[start SOURCE MATERIAL]
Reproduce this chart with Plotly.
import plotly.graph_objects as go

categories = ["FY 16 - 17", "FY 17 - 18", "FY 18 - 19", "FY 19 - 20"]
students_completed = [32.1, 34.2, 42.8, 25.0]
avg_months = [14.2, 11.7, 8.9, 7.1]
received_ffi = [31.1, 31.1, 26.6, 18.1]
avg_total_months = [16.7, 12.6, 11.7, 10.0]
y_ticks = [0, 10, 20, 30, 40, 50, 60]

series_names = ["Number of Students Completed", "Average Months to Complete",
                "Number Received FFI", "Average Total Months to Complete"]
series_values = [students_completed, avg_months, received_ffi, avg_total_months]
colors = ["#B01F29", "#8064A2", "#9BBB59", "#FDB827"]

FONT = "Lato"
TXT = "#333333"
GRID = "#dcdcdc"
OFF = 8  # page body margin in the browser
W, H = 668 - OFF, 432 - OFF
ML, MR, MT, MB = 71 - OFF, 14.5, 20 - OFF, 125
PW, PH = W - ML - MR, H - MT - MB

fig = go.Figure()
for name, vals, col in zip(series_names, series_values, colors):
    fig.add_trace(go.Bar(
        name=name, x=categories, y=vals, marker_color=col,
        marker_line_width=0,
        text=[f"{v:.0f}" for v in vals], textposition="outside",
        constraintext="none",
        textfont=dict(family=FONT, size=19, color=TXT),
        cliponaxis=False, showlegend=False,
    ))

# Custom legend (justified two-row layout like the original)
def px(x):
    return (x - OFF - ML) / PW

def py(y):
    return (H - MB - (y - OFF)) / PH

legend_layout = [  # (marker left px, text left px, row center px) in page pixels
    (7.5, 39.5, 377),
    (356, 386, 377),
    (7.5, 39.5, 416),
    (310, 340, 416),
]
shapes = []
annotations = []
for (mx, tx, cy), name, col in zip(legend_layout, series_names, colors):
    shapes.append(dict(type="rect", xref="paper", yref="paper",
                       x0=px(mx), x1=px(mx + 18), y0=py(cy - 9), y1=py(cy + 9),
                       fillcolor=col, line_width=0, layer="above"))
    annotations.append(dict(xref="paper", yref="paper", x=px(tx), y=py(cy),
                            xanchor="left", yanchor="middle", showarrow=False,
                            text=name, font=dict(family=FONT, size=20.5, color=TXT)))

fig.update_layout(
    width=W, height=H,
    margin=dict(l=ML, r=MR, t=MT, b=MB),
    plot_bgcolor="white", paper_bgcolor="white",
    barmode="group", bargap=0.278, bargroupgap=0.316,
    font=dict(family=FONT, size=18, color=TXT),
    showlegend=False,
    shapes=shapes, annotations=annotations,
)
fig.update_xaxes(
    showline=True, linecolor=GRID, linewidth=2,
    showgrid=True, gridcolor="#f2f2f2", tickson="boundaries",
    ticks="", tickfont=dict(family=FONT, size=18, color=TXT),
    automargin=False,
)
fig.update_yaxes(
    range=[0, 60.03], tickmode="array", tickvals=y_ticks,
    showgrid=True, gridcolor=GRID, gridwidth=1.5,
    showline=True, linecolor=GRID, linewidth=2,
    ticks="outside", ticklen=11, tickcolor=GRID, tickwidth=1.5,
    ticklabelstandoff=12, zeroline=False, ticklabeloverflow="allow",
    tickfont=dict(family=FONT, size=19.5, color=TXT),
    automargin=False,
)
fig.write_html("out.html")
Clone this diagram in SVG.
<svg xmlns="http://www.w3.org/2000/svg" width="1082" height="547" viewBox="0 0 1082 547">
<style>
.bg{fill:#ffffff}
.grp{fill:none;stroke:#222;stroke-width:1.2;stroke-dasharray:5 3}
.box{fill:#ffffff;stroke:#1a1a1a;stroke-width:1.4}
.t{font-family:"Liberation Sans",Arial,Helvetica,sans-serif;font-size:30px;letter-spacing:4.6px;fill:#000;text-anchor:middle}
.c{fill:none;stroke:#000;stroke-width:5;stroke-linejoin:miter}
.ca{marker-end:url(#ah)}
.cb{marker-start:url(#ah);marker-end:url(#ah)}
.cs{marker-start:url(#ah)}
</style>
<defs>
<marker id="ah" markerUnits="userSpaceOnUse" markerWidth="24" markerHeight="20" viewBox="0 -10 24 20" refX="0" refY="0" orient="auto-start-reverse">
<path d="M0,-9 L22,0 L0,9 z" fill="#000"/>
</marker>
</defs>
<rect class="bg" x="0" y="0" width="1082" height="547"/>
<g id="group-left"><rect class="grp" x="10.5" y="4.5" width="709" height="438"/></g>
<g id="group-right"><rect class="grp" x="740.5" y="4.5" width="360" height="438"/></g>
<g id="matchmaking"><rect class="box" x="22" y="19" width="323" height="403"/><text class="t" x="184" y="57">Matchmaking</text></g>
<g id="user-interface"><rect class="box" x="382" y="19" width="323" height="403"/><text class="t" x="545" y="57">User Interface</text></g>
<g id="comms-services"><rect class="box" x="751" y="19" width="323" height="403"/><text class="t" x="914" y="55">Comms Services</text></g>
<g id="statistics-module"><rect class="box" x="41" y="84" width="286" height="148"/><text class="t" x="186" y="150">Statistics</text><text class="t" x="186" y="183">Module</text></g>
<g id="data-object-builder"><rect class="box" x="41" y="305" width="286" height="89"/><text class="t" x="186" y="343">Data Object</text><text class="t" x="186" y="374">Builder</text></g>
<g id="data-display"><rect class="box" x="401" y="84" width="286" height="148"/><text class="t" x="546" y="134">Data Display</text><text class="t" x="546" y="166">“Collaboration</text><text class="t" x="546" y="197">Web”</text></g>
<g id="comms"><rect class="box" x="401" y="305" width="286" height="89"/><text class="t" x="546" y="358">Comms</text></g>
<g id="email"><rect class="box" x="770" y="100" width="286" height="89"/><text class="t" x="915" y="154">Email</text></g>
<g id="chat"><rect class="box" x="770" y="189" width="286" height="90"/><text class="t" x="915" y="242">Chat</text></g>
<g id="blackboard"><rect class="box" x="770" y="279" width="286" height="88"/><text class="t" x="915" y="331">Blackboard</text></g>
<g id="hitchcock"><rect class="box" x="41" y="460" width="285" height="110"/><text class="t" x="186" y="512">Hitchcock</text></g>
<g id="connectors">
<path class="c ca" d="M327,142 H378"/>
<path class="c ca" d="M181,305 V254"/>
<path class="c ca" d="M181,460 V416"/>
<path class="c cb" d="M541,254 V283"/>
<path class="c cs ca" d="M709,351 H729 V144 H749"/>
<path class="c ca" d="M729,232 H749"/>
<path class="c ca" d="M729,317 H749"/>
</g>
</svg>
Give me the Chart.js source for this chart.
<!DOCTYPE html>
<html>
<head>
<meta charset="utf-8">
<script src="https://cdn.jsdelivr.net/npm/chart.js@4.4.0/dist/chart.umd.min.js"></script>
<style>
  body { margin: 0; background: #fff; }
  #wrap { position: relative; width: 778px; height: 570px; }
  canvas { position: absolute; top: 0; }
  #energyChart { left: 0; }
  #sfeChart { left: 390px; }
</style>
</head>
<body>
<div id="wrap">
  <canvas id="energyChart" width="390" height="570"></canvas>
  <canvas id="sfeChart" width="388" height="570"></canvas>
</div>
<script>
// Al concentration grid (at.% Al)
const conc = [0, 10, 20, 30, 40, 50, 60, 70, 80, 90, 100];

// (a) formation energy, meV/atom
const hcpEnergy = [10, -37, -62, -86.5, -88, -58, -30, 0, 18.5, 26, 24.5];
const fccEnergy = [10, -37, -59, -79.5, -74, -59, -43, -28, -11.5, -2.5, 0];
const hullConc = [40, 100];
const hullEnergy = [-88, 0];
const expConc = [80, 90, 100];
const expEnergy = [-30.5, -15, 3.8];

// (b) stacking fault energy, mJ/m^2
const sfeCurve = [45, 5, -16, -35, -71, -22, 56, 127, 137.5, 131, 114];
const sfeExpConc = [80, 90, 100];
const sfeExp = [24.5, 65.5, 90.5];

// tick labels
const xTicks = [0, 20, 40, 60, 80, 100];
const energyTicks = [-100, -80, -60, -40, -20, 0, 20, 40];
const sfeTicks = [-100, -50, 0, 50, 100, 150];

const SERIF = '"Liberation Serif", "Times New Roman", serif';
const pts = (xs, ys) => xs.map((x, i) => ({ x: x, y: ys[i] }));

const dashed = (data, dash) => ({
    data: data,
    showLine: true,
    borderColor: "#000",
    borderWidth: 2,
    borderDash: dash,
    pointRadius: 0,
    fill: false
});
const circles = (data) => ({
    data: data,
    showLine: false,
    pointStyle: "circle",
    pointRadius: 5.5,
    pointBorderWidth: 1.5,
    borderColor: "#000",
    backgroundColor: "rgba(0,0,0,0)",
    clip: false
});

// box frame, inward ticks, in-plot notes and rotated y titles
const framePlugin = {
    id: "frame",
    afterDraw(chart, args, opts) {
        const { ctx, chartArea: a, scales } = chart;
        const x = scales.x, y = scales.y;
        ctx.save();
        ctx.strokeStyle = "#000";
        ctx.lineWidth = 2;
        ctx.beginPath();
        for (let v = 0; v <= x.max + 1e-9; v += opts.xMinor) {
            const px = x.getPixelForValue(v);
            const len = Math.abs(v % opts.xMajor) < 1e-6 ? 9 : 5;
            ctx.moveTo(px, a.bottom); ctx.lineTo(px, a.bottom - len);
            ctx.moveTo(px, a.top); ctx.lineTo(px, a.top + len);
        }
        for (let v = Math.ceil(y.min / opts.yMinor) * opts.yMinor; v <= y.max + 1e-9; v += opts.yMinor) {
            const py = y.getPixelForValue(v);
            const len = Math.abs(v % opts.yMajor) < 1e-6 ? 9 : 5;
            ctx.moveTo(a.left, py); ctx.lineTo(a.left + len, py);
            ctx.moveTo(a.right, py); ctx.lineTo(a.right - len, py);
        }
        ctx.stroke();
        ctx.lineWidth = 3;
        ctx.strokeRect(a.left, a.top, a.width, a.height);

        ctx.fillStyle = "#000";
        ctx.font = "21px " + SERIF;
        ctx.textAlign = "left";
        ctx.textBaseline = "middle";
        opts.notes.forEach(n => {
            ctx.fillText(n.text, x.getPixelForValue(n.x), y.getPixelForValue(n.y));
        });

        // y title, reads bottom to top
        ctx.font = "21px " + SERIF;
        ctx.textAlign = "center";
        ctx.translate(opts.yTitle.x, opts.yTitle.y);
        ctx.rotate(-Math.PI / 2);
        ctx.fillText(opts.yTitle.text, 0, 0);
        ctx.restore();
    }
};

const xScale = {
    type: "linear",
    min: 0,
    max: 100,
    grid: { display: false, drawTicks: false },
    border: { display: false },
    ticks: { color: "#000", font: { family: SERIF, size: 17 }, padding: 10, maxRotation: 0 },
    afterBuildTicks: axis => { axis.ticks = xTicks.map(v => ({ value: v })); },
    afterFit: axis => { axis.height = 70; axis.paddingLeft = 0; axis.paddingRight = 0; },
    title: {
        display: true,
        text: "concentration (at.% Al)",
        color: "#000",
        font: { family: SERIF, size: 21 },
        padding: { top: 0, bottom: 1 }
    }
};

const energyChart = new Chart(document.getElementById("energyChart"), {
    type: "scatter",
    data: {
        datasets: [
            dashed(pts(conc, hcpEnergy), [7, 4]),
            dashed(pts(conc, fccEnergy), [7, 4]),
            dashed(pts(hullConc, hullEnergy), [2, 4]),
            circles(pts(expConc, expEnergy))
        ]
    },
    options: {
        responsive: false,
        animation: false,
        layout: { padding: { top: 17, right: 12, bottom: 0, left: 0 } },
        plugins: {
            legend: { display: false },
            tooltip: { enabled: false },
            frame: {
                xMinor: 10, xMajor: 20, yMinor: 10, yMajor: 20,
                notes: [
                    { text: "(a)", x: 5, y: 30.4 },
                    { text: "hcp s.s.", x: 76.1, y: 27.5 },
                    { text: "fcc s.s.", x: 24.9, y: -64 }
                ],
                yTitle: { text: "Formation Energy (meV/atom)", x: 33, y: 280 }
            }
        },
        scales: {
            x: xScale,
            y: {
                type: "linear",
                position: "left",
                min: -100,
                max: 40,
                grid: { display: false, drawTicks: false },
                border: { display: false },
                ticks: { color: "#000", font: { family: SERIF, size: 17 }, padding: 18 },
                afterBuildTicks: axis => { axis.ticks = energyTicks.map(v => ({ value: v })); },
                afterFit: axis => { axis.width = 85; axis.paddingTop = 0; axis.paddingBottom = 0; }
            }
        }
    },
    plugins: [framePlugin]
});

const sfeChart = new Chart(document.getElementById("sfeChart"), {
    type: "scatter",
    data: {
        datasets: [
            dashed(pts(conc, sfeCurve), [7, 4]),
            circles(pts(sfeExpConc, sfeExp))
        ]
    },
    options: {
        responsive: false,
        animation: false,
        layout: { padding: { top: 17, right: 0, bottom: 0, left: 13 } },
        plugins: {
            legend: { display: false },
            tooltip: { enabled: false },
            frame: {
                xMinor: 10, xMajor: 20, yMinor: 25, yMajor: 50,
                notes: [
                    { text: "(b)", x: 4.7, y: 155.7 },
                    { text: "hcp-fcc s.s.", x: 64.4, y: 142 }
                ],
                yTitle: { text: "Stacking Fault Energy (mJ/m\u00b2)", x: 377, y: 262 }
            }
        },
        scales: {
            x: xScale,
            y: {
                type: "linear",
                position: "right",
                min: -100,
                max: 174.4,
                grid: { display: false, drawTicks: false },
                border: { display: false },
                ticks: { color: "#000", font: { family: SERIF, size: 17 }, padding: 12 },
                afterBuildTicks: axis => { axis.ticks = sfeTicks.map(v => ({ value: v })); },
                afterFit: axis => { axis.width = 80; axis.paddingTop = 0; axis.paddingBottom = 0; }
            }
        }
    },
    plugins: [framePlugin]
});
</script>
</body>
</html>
[end SOURCE MATERIAL]
* **TASK DIRECTIONS**
Return exactly the lines from the line that has "Give me the Chart.js source for this chart." to the line that has "const sfeExp = [24.5, 65.5, 90.5];", both of them included.

* **CORRECT OUTPUT**
Give me the Chart.js source for this chart.
<!DOCTYPE html>
<html>
<head>
<meta charset="utf-8">
<script src="https://cdn.jsdelivr.net/npm/chart.js@4.4.0/dist/chart.umd.min.js"></script>
<style>
  body { margin: 0; background: #fff; }
  #wrap { position: relative; width: 778px; height: 570px; }
  canvas { position: absolute; top: 0; }
  #energyChart { left: 0; }
  #sfeChart { left: 390px; }
</style>
</head>
<body>
<div id="wrap">
  <canvas id="energyChart" width="390" height="570"></canvas>
  <canvas id="sfeChart" width="388" height="570"></canvas>
</div>
<script>
// Al concentration grid (at.% Al)
const conc = [0, 10, 20, 30, 40, 50, 60, 70, 80, 90, 100];

// (a) formation energy, meV/atom
const hcpEnergy = [10, -37, -62, -86.5, -88, -58, -30, 0, 18.5, 26, 24.5];
const fccEnergy = [10, -37, -59, -79.5, -74, -59, -43, -28, -11.5, -2.5, 0];
const hullConc = [40, 100];
const hullEnergy = [-88, 0];
const expConc = [80, 90, 100];
const expEnergy = [-30.5, -15, 3.8];

// (b) stacking fault energy, mJ/m^2
const sfeCurve = [45, 5, -16, -35, -71, -22, 56, 127, 137.5, 131, 114];
const sfeExpConc = [80, 90, 100];
const sfeExp = [24.5, 65.5, 90.5];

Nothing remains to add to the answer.